Monday, July 27, 2020

Harold Anderson, Prolific Yet Pedestrian Illustrator

Harold N. Anderson (1894–1973) had a successful career as an illustrator from the 1920s well into the 1940s. An examination of images by him on Google turned up little or nothing by him for the 1950s. A further problem is that his Wikipedia entry is brief, not very informative.

As suggested in this post's title, his illustrations do not interest me, let alone excite my imagination. They are hard-edge, have detailed depictions of subjects and settings, but lack a distinctive personal style. Competent, generic illustrations typical of their period.

Take a look at some examples:


Peace on Earth
From the early-to-mid 1930s.
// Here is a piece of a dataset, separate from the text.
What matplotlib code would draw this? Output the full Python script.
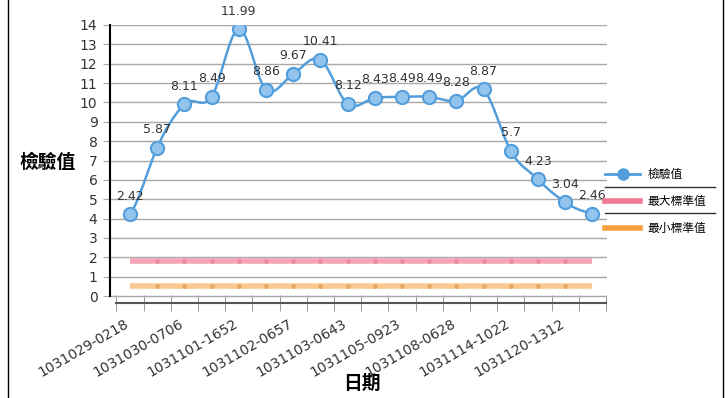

The woman is interesting, the man in the background isn't, so far as I am concerned.

Hockey player - 1935
Nice pose, but I doubt that he will lower his stick in time to strike the puck.

Woman resting - 1935
Her arms seem too small, or maybe her head is too large.

Beer advertisement illustration
Stroh's was a Detroit-based beer.

Doctor's house call

The Nurse's Escorts
A World War 2 image showing a nurse with enlisted men from the navy and army. The swabby has higher rank for some reason.  (I'm an ex-Army E-5, so I note such details.)

Home from the Army
One web site says this was a 1951 illustration, but the uniform seems to be from the very early 1940s.

Home from the War
The young man was a tech sergeant in the 5th Army that fought in North Africa and Italy.

Recital scene
This apparently early illustration is the most interesting one I that I could find. I like the composition and brushwork (aside from the rough treatment of the faces and arms).

1 comment:

mamafrog said...

The Woman Resting has outsize sleeves, making her figure look funny in that posture she is done in.